Nerve monitoring has been the standard of care in numerous surgical procedures for over two decades — radical prostatectomies aren’t one of them. For patients to stand the best chance of pre-operative levels of urinary continence and sexual function after prostate surgery, they must ask their surgeons to use nerve monitoring or find a surgeon who does.
What is nerve monitoring?
Nerve monitoring is putting sensors in or on the patient that identify and monitor electrical signals conducted by nerves. The aim of nerve monitoring is to provide nerve location information to the surgeon during an operation. This way, surgeons have a better understanding of nerve pathways that can potentially be damaged as they perform the operation.
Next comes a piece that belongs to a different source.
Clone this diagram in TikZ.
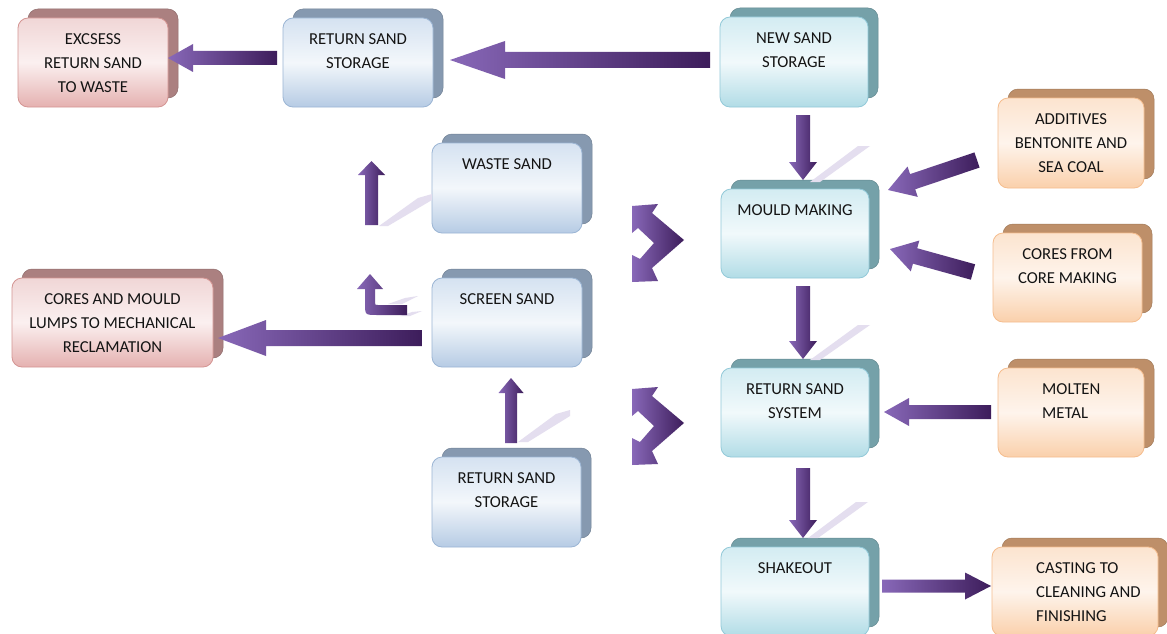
\documentclass[tikz,border=0pt]{standalone}
\usepackage{fontspec}
\setmainfont{Carlito}
\usetikzlibrary{calc}
\definecolor{bluB}{HTML}{9BB5D4}\definecolor{bluT}{HTML}{D5E2F1}\definecolor{bluM}{HTML}{F3F7FB}\definecolor{bluD}{HTML}{B6CBE4}\definecolor{bluK}{HTML}{8699B0}
\definecolor{cyaB}{HTML}{92C9D8}\definecolor{cyaT}{HTML}{D3ECF2}\definecolor{cyaM}{HTML}{F1F9FB}\definecolor{cyaD}{HTML}{B1DCE6}\definecolor{cyaK}{HTML}{75A1A9}
\definecolor{oraB}{HTML}{F5BD8E}\definecolor{oraT}{HTML}{FCE4CF}\definecolor{oraM}{HTML}{FEF4EC}\definecolor{oraD}{HTML}{FAD0AB}\definecolor{oraK}{HTML}{BE8F69}
\definecolor{pnkB}{HTML}{D49593}\definecolor{pnkT}{HTML}{F0D6D6}\definecolor{pnkM}{HTML}{FBF0F0}\definecolor{pnkD}{HTML}{E5B1B0}\definecolor{pnkK}{HTML}{AB8080}
\definecolor{arrL}{HTML}{8868B8}\definecolor{arrR}{HTML}{3D1D5B}
\definecolor{streak}{HTML}{E4DEEF}
\definecolor{txtc}{HTML}{141414}
\tikzset{
  frontbox/.style={rectangle, rounded corners=10pt, inner sep=0pt, outer sep=0pt, line width=0.8pt},
  blufront/.style={frontbox, draw=bluB, top color=bluT, bottom color=bluD, middle color=bluM},
  cyafront/.style={frontbox, draw=cyaB, top color=cyaT, bottom color=cyaD, middle color=cyaM},
  orafront/.style={frontbox, draw=oraB, top color=oraT, bottom color=oraD, middle color=oraM},
  pnkfront/.style={frontbox, draw=pnkB, top color=pnkT, bottom color=pnkD, middle color=pnkM},
  bluback/.style={fill=bluK, draw=bluK!85!black, line width=0.5pt},
  cyaback/.style={fill=cyaK, draw=cyaK!85!black, line width=0.5pt},
  oraback/.style={fill=oraK, draw=oraK!85!black, line width=0.5pt},
  pnkback/.style={fill=pnkK, draw=pnkK!85!black, line width=0.5pt},
  txt/.style={font=\fontsize{16.7}{24}\selectfont, align=center, inner sep=0pt, text=txtc, anchor=north},
  arrowsh/.style={left color=arrL, right color=arrR},
  streakfill/.style={fill=streak}
}
\newcommand{\mybox}[6]{%
  \path[#6back, rounded corners=10pt] ({#2+10},{#3-9}) rectangle ++(#4,#5);
  \node[#6front, minimum width=#4pt, minimum height=#5pt] (#1) at ({#2+#4/2},{#3+#5/2}) {};
}
\newcommand{\blkarrow}[5]{%
  \shade[arrowsh] let \p1=(#1), \p2=(#2), \n1={atan2(\y2-\y1,\x2-\x1)}, \n2={veclen(\x2-\x1,\y2-\y1)} in
   ([shift={(\p1)},rotate=\n1]0,#3) -- ([shift={(\p1)},rotate=\n1]{\n2-#5},#3)
   -- ([shift={(\p1)},rotate=\n1]{\n2-#5},#4) -- ([shift={(\p1)},rotate=\n1]\n2,0)
   -- ([shift={(\p1)},rotate=\n1]{\n2-#5},-#4) -- ([shift={(\p1)},rotate=\n1]{\n2-#5},-#3)
   -- ([shift={(\p1)},rotate=\n1]0,-#3) -- cycle;
}
\begin{document}
\begin{tikzpicture}[x=1pt,y=-1pt]
\useasboundingbox (0,0) rectangle (1167,634);
\clip (0,0) rectangle (1167,634);
\fill[white] (0,0) rectangle (1167,634);

% boxes
\mybox{ex}{18}{18}{150}{89}{pnk}
\mybox{rst}{283}{18}{150}{89}{blu}
\mybox{ns}{720}{17}{148}{90}{cya}
\mybox{ws}{432}{143}{150}{90}{blu}
\mybox{sc}{432}{278}{150}{89}{blu}
\mybox{rsb}{432}{457}{149}{90}{blu}
\mybox{cm}{12}{278}{201}{89}{pnk}
\mybox{mm}{721}{189}{148}{89}{cya}
\mybox{rss}{721}{368}{148}{89}{cya}
\mybox{sh}{721}{547}{148}{89}{cya}
\mybox{ad}{998}{98}{146}{90}{ora}
\mybox{cf}{993}{233}{149}{89}{ora}
\mybox{mo}{998}{368}{146}{89}{ora}
\mybox{ca}{992}{547}{166}{89}{ora}

% texts
\node[txt] (ext) at ([yshift=-15pt]ex.north) {EXCSESS\\RETURN SAND\\TO WASTE};
\node[txt] (rstt) at ([yshift=-15pt]rst.north) {RETURN SAND\\STORAGE};
\node[txt] (nst) at ([yshift=-15pt]ns.north) {NEW SAND\\STORAGE};
\node[txt] (wst) at ([yshift=-15pt]ws.north) {WASTE SAND};
\node[txt] (sct) at ([yshift=-15pt]sc.north) {SCREEN SAND};
\node[txt] (rsbt) at ([yshift=-15pt]rsb.north) {RETURN SAND\\STORAGE};
\node[txt] (cmt) at ([yshift=-15pt]cm.north) {CORES AND MOULD\\LUMPS TO MECHANICAL\\RECLAMATION};
\node[txt] (mmt) at ([yshift=-15pt]mm.north) {MOULD MAKING};
\node[txt] (rsst) at ([yshift=-15pt]rss.north) {RETURN SAND\\SYSTEM};
\node[txt] (sht) at ([yshift=-15pt]sh.north) {SHAKEOUT};
\node[txt] (adt) at ([yshift=-15pt]ad.north) {ADDITIVES\\BENTONITE AND\\SEA COAL};
\node[txt] (cft) at ([yshift=-15pt]cf.north) {CORES FROM\\CORE MAKING};
\node[txt, align=left, anchor=north west] (mot) at ([xshift=44pt,yshift=-15pt]mo.north west) {MOLTEN\\METAL};
\node[txt, align=left, anchor=north west] (cat) at ([xshift=44pt,yshift=-15pt]ca.north west) {CASTING TO\\CLEANING AND\\FINISHING};

% streaks (reflections)
\fill[streakfill] (810,182) -- (858,146) -- (870,146) -- (820,182) -- cycle;
\fill[streakfill] (810,360) -- (858,325) -- (870,325) -- (820,360) -- cycle;
\fill[streakfill] (808,538) -- (856,502) -- (868,502) -- (818,538) -- cycle;
\fill[streakfill] (379,226) -- (418,198) -- (432,194) -- (432,200) -- (388,226) -- cycle;
\fill[streakfill] (388,304) -- (405,298) -- (418,296) -- (402,304) -- cycle;
\fill[streakfill] (400,316) -- (412,312) -- (422,311) -- (410,316) -- cycle;
\fill[streakfill] (518,442) -- (556,414) -- (570,410) -- (570,416) -- (528,442) -- cycle;

% arrow end points
\coordinate (a1s) at (710,60);   \coordinate (a1e) at (450,60);
\coordinate (a2s) at (277,58);   \coordinate (a2e) at (168,58);
\coordinate (a3s) at (803,115);  \coordinate (a3e) at (803,180);
\coordinate (a4s) at (803,286);  \coordinate (a4e) at (803,359);
\coordinate (a5s) at (803,468);  \coordinate (a5e) at (803,538);
\coordinate (a6s) at (977,160);  \coordinate (a6e) at (888,190);
\coordinate (a7s) at (973,272);  \coordinate (a7e) at (890,249);
\coordinate (a8s) at (991,412);  \coordinate (a8e) at (884,412);
\coordinate (a9s) at (882,586);  \coordinate (a9e) at (991,586);
\coordinate (a10s) at (422,338); \coordinate (a10e) at (218,338);
\coordinate (a11s) at (371.5,225); \coordinate (a11e) at (371.5,161);
\coordinate (a12s) at (511,443); \coordinate (a12e) at (511,378);

\blkarrow{a1s}{a1e}{8}{19}{55}
\blkarrow{a2s}{a2e}{7}{14}{25}
\blkarrow{a3s}{a3e}{7}{14}{18}
\blkarrow{a4s}{a4e}{7}{14}{18}
\blkarrow{a5s}{a5e}{7}{14}{18}
\blkarrow{a6s}{a6e}{8}{16}{26}
\blkarrow{a7s}{a7e}{8}{16}{26}
\blkarrow{a8s}{a8e}{7}{14}{25}
\blkarrow{a9s}{a9e}{6.5}{13.5}{26}
\blkarrow{a10s}{a10e}{8}{18}{48}
\blkarrow{a11s}{a11e}{6.5}{13.5}{14}
\blkarrow{a12s}{a12e}{6}{12.5}{15}

% bent arrow
\shade[arrowsh] (407,305) -- (378,305) .. controls (375,305) .. (375,302) -- (375,289) -- (383,289) -- (370,274) -- (357,289) -- (365,289) -- (365,303) .. controls (365,315) .. (377,315) -- (407,315) -- cycle;

% chevron arrows
\foreach \dy in {0,183}{
  \shade[arrowsh, yshift=-\dy pt] (632,206) -- (658,204) -- (652,213) -- (684,240) -- (652,268) -- (658,281) -- (632,282) -- (632,255) -- (640,259) -- (654,243) -- (638,228) -- (632,233) -- cycle;
}
\end{tikzpicture}
\end{document}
Nerve damage may result in serious, permanent consequences, and nerve monitoring is required for spinal cord surgery and ENT surgeries. But nerve monitoring is perceived as optional during robot-assisted radical prostatectomies (RARP). Surgeons can paralyze a patient if they don’t use nerve monitoring during spinal surgery, just as easily as they can leave a man incontinent or with sexual dysfunction if they fail to employ it during radical prostate surgery. This is because somatic nerves necessary for proper urinary and sexual function are not visible, and in most cases, can only be detected with nerve monitoring.
Whereas nerve monitoring has been an integral part of spinal cord, brain and maxillofacial surgery for over 20 years, it is still underemployed in radical prostate surgery. Nerve monitoring only became the standard of care for spinal surgery, however, after lawsuits from unhappy patients.
Where we are today
Currently, nerve monitoring technology provides additional, real-time information to even the most experienced surgeons, helping them make important judgement calls during RARP prostatectomies. Unfortunately, despite its success in other surgical specialties, many patients are still not offered nerve monitoring as part of their prostate cancer treatment plan. The reason they are not aware of this technology is because urologists are focused on the main purpose of the prostatectomy: to remove the cancerous tissue. Additionally, a patient’s definition of continence means having urinary control as he did before surgery – a urologist’s definition of continence may often mean using up to two pads per day. It is important to understand these differences in order to have realistic expectations following treatment.
For a patient, their urinary and sexual functions after post-operative recovery (which directly impacts their quality of life and mental health) are almost as crucial as being cancer-free. It is no wonder, therefore, that some men regret choosing to undergo a radical prostatectomy: not only are urologists unintentionally setting high expectations through their definitions of continence and sexual function, but surgeons aren’t utilizing all the available tools – namely, nerve monitoring technology – that help ensure the best patient results. The reason why nerve monitoring is so important is because it helps surgeons preserve nerves crucial to these functions, providing the best chance for a full recovery and return to quality of life for patients after surgery.
The future standard of care
There’s still a long road ahead for making real-time nerve monitoring technology the standard of care for radical prostatectomies. However, the first steps have been taken, with many experienced urologists across the United States already using ProPep, a real-time nerve monitoring solution used in conjunction with the da Vinci system for RARP surgery. When patients have one surgical outcome in mind, but surgeons have another, it is up to patients to demand alternatives to current prostatectomy practices. And if the surgeon refuses, it is absolutely within a patient’s rights to switch to a surgeon who will operate using nerve monitoring technology. Requesting and advocating for nerve monitoring is how this much-needed change will come about — and the power to make this happen lies with the patients. It starts with asking your surgeon to use nerve monitoring.